An online petition is picking up steam urging the government to scrap a rule requiring people to be vaccinated to be able to enter malls.
Shopping malls in Jakarta and around Indonesia have been reopening in recent weeks following Indonesia’s deadliest COVID-19 wave in July and August. Under the government’s Enforcement of Restrictions on Public Activities (PPKM) protocol, visitors to malls must have received at least one dose of the COVID-19 vaccine and in possession of a digital vaccine certificate in the test and trace app PeduliLindungi.
As of this afternoon, more than 25,000 people have signed an online petition on Change.org urging the government to ditch what they call an unfair requirement — not necessarily due to anti-vax sentiments, but more about the perceived failure in the part of the government in catering to those who can’t get the jab for medical reasons.
“If this rule continues to be enforced, then what happens to those who don’t meet vaccine requirements but they get the jab anyway to meet administrative requirements?
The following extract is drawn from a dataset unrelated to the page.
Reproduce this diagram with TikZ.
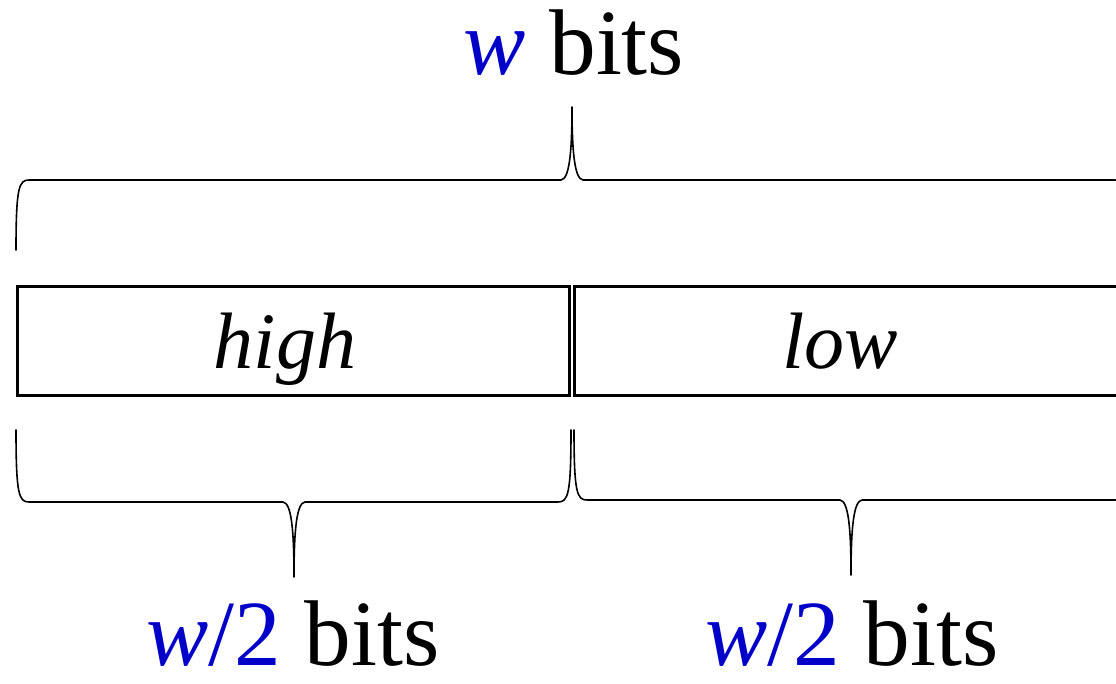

Who will be held responsible if something bad happens post-vaccination?” a passage in the petition reads.
While one might suggest to the unvaccinated to avoid malls altogether, doing so would likely underestimate Indonesians’ love for — nay, dependence on — shopping malls.
But that is the line the Health Ministry is taking in its response to the petition.
“Personally, I find that it’s regrettable [that thousands have signed the petition]. I don’t think [not being able to go to the mall] is a burden,”the ministry’s acting director general for disease control and prevention, Maxi Rein Rondonuwu said yesterday.
Maxi stressed that the rules have been put in place to protect citizens and not to discriminate towards anybody. He said the ministry would take onboard criticism such as uneven vaccine distribution and would do everything in its power to fix that, but the vaccine requirement for malls is here to stay.